**RAW DATA**
"""

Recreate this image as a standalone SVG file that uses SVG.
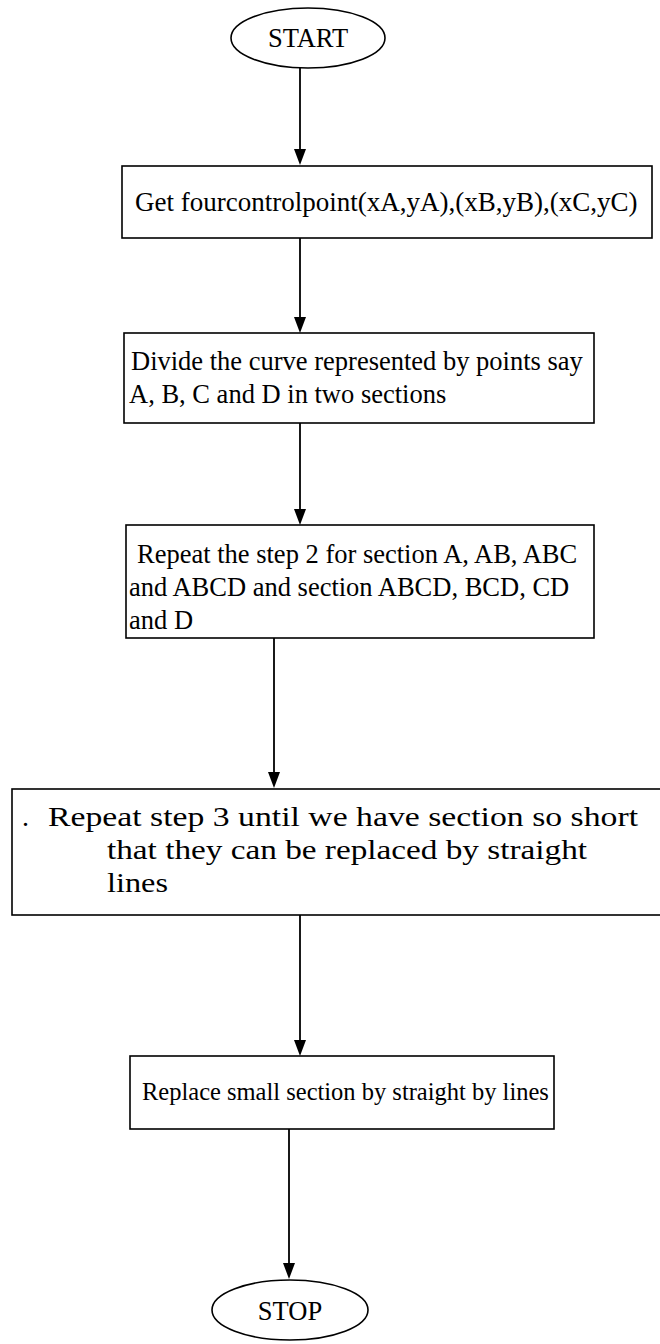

"""
"""

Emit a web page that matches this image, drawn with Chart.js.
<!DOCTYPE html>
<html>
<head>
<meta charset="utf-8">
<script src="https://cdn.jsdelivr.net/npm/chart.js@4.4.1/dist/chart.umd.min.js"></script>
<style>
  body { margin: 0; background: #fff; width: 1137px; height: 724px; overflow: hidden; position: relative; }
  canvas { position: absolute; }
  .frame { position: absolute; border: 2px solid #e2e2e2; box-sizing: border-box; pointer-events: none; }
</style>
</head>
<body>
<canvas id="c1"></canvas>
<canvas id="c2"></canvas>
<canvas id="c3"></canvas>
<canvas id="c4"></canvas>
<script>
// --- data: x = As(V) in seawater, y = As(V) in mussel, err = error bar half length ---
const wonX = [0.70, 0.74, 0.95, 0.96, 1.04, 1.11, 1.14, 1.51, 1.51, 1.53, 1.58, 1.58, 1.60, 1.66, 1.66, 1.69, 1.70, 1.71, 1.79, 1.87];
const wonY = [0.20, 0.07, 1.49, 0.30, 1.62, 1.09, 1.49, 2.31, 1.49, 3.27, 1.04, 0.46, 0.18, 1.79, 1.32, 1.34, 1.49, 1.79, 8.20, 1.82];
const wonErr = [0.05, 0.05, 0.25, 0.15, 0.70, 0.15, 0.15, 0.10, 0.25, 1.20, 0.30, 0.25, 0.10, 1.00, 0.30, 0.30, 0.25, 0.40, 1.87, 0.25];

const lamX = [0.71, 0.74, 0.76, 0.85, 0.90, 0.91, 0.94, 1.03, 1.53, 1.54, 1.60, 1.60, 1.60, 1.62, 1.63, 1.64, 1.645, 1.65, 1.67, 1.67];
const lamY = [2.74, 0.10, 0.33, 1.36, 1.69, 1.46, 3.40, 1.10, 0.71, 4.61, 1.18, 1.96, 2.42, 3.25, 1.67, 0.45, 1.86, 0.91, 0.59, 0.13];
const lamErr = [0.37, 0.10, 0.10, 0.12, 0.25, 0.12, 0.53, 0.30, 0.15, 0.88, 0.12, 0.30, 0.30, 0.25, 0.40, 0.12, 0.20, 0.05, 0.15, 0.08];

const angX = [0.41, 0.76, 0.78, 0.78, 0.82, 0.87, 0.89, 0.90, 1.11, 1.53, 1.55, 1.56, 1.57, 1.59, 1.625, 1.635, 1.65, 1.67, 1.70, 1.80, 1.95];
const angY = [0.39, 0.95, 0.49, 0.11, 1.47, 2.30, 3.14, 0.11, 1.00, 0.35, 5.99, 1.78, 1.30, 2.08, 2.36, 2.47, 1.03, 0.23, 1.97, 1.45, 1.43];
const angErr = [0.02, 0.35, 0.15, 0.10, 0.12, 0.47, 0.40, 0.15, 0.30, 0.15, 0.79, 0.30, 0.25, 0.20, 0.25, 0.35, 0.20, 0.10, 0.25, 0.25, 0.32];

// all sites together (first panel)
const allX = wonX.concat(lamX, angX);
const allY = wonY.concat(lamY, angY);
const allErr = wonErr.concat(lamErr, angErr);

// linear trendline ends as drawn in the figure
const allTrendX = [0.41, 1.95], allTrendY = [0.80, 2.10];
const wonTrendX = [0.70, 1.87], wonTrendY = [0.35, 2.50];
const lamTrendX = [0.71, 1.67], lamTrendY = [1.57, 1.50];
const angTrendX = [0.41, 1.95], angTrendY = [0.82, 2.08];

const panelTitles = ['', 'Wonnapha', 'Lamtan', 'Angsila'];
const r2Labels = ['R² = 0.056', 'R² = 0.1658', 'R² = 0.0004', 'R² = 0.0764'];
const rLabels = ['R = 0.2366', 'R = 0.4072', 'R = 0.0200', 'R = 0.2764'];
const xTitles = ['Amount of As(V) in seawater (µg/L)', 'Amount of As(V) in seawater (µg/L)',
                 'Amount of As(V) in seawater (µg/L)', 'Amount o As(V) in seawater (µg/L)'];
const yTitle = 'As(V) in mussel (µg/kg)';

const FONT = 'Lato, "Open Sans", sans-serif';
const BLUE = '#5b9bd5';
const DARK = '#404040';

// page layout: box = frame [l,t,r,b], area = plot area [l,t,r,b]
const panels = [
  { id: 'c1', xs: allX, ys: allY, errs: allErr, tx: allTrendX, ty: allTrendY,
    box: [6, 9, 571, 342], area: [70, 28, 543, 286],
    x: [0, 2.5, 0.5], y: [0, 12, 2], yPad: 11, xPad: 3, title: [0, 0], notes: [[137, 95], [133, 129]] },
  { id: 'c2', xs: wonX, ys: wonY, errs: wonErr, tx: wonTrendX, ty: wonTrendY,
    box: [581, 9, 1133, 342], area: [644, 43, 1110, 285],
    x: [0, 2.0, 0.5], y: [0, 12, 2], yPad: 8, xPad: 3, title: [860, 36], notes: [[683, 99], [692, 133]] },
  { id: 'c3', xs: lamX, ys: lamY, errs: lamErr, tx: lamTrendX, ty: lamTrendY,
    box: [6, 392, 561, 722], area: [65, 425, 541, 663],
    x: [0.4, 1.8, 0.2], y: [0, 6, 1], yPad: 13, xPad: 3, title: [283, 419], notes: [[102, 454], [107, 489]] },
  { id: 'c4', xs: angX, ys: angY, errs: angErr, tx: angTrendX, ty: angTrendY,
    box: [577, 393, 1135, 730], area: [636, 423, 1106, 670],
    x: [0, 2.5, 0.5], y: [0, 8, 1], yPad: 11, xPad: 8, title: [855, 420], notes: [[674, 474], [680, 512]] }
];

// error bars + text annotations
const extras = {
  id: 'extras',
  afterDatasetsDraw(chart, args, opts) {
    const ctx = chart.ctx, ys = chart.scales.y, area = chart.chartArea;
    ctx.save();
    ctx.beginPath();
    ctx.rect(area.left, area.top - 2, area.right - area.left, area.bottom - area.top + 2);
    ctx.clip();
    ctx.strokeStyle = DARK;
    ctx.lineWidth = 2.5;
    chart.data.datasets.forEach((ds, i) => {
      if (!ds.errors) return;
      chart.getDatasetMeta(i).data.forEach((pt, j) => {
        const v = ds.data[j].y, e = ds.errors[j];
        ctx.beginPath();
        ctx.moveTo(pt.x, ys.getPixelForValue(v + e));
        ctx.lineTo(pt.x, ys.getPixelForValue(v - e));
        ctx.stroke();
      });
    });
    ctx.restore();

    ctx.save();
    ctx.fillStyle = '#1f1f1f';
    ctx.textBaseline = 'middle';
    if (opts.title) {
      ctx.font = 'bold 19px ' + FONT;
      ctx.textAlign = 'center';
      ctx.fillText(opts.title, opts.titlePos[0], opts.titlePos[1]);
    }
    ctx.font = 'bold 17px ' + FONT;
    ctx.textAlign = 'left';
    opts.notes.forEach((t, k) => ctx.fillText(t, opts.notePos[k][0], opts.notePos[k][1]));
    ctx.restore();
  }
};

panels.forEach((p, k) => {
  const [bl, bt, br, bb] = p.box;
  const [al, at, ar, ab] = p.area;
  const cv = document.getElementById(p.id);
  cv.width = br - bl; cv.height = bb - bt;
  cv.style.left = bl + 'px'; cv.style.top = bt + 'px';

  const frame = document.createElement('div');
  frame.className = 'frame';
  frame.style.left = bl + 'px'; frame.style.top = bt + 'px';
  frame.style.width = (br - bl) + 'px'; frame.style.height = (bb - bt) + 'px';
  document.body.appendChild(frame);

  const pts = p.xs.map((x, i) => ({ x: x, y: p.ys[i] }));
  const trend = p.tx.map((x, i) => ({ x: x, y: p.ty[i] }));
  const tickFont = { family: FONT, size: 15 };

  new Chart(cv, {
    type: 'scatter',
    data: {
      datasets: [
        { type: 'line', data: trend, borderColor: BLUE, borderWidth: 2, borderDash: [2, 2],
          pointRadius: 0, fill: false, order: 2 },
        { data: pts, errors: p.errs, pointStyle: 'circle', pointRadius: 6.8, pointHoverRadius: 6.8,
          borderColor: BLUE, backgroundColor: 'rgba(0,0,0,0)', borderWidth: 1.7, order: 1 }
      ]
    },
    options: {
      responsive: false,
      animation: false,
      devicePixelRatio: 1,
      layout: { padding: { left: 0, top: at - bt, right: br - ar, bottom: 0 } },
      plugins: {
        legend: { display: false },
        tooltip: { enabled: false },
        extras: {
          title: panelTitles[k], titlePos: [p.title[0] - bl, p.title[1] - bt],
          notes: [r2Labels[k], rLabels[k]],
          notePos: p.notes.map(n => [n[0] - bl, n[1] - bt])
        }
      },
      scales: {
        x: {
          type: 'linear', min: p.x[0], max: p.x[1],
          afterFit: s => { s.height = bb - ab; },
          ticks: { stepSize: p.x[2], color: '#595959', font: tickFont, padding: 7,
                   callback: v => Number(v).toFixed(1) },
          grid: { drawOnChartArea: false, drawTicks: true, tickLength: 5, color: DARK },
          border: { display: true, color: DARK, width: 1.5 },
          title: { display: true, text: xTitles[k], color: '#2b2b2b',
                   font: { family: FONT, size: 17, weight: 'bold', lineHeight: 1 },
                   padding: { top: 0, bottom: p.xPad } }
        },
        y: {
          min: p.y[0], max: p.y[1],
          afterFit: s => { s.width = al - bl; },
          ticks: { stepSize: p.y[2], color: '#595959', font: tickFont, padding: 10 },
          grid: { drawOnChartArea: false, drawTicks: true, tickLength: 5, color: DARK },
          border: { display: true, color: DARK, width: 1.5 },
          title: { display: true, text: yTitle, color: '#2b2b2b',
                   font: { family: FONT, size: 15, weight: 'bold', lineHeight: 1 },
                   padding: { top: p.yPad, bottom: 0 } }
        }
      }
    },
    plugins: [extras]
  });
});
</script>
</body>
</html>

"""
"""

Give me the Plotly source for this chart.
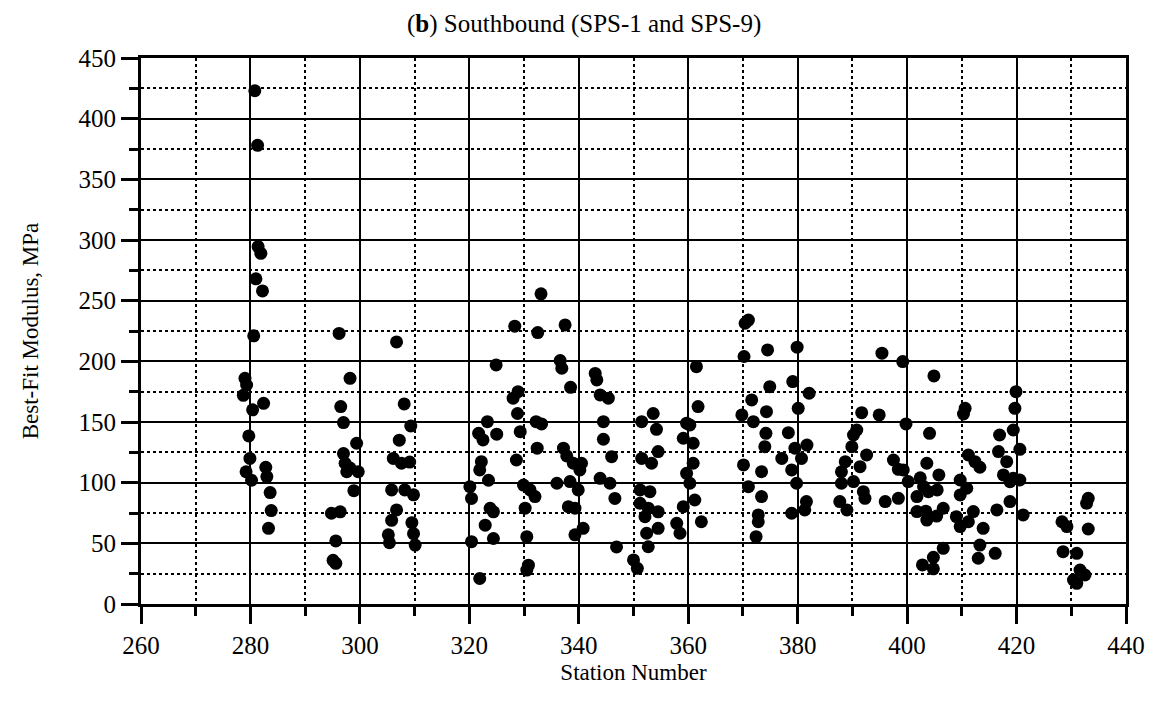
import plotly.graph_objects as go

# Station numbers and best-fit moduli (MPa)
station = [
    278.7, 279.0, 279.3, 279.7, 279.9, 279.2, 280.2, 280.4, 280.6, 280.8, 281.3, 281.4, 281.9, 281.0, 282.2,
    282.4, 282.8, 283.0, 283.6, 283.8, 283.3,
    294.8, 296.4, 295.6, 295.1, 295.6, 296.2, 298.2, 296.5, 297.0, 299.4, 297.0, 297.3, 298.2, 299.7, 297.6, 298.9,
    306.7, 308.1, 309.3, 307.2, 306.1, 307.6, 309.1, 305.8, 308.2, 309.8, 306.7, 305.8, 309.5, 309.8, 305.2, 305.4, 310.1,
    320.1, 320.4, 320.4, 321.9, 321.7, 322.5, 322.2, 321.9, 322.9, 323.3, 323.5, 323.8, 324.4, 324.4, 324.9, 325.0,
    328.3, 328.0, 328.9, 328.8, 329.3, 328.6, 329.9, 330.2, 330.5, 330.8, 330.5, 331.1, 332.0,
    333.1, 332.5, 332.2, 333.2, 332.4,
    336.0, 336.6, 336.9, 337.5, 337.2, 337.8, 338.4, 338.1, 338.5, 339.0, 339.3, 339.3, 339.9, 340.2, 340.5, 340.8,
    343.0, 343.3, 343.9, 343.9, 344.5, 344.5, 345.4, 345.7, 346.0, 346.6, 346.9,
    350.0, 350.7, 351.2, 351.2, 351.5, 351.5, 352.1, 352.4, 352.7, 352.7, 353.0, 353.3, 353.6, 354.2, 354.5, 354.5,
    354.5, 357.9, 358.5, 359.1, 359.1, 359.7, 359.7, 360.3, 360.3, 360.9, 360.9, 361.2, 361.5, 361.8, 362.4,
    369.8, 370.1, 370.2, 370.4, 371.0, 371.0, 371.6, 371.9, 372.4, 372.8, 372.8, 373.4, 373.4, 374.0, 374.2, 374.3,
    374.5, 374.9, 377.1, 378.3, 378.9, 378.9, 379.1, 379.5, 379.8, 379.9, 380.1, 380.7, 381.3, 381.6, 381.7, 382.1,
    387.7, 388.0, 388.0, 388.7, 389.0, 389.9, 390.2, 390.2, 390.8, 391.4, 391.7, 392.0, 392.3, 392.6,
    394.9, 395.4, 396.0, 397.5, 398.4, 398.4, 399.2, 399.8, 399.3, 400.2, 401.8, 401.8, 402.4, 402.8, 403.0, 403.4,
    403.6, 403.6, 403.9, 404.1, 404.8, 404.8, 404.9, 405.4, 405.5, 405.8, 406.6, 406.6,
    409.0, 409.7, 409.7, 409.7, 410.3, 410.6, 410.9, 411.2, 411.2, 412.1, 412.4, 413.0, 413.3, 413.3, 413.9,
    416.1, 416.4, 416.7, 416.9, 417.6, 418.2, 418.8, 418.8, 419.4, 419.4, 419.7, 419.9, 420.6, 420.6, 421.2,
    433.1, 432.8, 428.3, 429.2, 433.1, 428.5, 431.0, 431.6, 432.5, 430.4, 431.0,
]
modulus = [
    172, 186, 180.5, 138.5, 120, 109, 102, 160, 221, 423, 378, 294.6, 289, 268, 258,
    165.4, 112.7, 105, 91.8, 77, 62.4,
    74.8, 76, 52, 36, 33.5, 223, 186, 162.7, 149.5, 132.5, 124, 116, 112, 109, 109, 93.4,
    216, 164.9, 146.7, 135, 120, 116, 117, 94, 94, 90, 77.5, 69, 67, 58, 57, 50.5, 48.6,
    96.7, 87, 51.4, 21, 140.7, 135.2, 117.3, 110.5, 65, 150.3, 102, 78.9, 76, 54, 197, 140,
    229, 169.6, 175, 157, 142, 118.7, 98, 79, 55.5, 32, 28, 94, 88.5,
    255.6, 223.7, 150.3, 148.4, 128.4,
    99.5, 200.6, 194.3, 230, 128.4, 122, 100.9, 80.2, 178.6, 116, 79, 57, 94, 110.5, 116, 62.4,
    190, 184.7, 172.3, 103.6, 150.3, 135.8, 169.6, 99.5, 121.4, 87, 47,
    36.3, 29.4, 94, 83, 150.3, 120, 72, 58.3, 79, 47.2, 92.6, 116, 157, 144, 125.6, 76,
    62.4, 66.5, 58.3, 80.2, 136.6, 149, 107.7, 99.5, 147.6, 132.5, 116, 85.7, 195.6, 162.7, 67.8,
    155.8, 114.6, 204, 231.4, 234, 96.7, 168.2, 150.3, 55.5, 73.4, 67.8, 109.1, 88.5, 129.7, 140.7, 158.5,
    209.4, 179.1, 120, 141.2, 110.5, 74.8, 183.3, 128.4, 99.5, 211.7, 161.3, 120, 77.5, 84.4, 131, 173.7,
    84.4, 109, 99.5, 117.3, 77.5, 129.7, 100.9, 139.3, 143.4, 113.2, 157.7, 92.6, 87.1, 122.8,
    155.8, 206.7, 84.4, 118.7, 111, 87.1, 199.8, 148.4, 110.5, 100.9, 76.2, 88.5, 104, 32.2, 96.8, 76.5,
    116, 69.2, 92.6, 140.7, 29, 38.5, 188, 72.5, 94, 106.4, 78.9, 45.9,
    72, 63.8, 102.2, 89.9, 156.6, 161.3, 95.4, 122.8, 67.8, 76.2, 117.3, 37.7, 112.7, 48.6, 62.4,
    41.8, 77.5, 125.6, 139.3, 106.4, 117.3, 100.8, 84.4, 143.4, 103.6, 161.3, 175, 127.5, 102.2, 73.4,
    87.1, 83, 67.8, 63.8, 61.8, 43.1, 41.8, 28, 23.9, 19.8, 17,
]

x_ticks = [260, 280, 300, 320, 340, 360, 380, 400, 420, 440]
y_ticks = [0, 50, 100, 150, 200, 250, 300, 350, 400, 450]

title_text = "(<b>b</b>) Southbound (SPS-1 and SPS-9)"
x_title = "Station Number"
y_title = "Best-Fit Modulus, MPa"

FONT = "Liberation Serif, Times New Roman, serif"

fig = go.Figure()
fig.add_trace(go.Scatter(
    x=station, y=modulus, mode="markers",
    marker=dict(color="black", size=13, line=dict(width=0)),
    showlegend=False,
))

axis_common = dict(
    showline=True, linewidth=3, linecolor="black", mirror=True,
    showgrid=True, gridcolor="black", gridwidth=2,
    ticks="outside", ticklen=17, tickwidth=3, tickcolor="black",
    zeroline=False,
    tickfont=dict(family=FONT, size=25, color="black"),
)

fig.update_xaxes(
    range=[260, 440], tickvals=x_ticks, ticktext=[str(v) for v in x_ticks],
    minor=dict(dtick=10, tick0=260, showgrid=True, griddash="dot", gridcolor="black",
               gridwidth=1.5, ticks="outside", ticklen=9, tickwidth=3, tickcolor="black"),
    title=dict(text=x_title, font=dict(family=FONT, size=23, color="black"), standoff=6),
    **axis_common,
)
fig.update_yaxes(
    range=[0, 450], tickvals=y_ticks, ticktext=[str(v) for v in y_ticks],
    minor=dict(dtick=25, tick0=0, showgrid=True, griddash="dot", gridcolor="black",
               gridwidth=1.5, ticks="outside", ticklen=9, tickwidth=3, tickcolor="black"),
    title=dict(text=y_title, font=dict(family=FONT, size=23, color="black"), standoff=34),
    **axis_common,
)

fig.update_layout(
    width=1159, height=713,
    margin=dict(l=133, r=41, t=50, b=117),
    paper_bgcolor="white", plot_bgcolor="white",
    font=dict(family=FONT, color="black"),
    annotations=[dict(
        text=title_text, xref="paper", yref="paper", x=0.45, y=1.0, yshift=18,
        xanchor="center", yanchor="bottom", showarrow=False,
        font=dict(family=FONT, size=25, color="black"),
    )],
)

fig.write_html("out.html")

"""

**EXERCISE BRIEF**
Copy out each line of the entries that holds "page".

**COMPLETED EXERCISE**
Emit a web page that matches this image, drawn with Chart.js.
// page layout: box = frame [l,t,r,b], area = plot area [l,t,r,b]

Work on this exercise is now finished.